The Equality and Human Rights Commission has issued guidance on the use of confidentiality provisions in discrimination cases. The guidance, if followed in its entirety, would mean employers significantly changing the way they handle settlement agreements.
The Equality and Human Rights Commission (EHRC’s) guidance on the use of confidentiality provisions in discrimination cases is the latest development in the regulation of Non-Disclosure Agreements (NDAs). The EHRC guidance is non-statutory, so it seeks to set out best practice for employers rather than laying down the law. However, it goes much further than both the government’s recently proposed legislative reforms to NDAs and other existing regulatory guidance. Many of its recommendations represent a significant change from current employer practice.
Most of the EHRC’s recommendations cover settlement agreements (although there are also recommendations on confidentiality clauses used during employment). Key recommendations in the guidance regarding settlement agreements, and BCLP’s initial take on them, include:
1. The EHRC’s default position is that in most cases employers should not have NDA provisions in their settlement agreements. Employers should consider, on a case by case basis, whether to include them
This is a significant departure from current practice and goes far beyond government legislative proposals. NDA provisions are often included by employers for good business reasons, for example to enable settlement without admission of liability. Employers may wish to check their justifications for including confidentiality provisions in their settlement agreements, and keep an eye on market practice and other regulatory developments in this area when deciding what steps to take in this regard. Employers may also wish to create internal guidance about whether, and if so how, to tailor their NDA provisions, on a case by case basis.

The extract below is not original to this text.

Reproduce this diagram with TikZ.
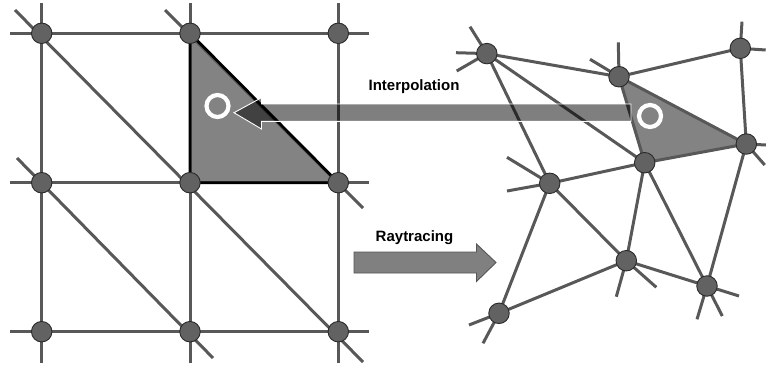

2. NDAs, if used, should be mutual – that is, binding on both the employer and employee – rather than just imposing obligations on the employee
Making this the standard approach is likely to be impractical for large organisations, where it is very difficult to police the entire workforce to ensure confidentiality is maintained. If you decide to make your NDA obligations binding on both employer and employee, you may wish to limit the employer’s obligations to specified individuals who were directly involved in the employment issue and with its subsequent management.
3. Employers should pay a contribution to employees’ legal costs for taking independent advice, even where no settlement is reached
It is typical for employers to currently pay a contribution to an employee’s legal fees, but only if they enter into a settlement agreement. In deciding whether to pay such a contribution regardless of settlement, employers may wish to balance the possible benefit that employees will be encouraged to take advice in order to achieve settlement against the additional financial layout for paying such contributions if no agreement is reached. In practice, we anticipate many employers will keep to the current default position of a fees contribution being conditional upon the settlement agreement, other than in a small number of cases.
4. Employers should not use repayment clauses that are unenforceable as a penalty clause nor warranties that the employee is not aware of employment issues that they haven’t raised
Employers with standard repayment provisions in their settlement agreements should review them to check that they are not penalty clauses. In regulated sectors such as financial services, the use of warranties in settlement agreements is already limited to a certain extent. Employers in all sectors may wish to see how market practice and other regulatory guidance develops when deciding whether to remove such warranties from their standard documentation.
5. Large employers should keep a central record of confidentiality agreements, and the use of NDA provisions should be signed off by a director or similar senior executive
These recommendations are intended to help employers identify systemic issues and tackle them. In relation to the record keeping recommendation, aside from the additional administrative costs involved, employers may wish to weigh the benefits of being able to identify and act on systemic issues against the additional administration costs. Also, if such records evidence historic mistreatment, these could be disclosable in litigation.
Requiring sign off on the use of NDAs by senior executives on a case by case basis is unlikely to be appropriate if employers decide to retain their standard NDA provisions in their agreements for now (point 1 above). However, fostering a positive workplace culture is a key theme in this context, so all employers may wish to encourage senior management to take an active role in doing this. In regulated sectors such as financial services, where there is already a strong focus on culture, employers may find it easier to adapt and implement these recommendations for their organisation.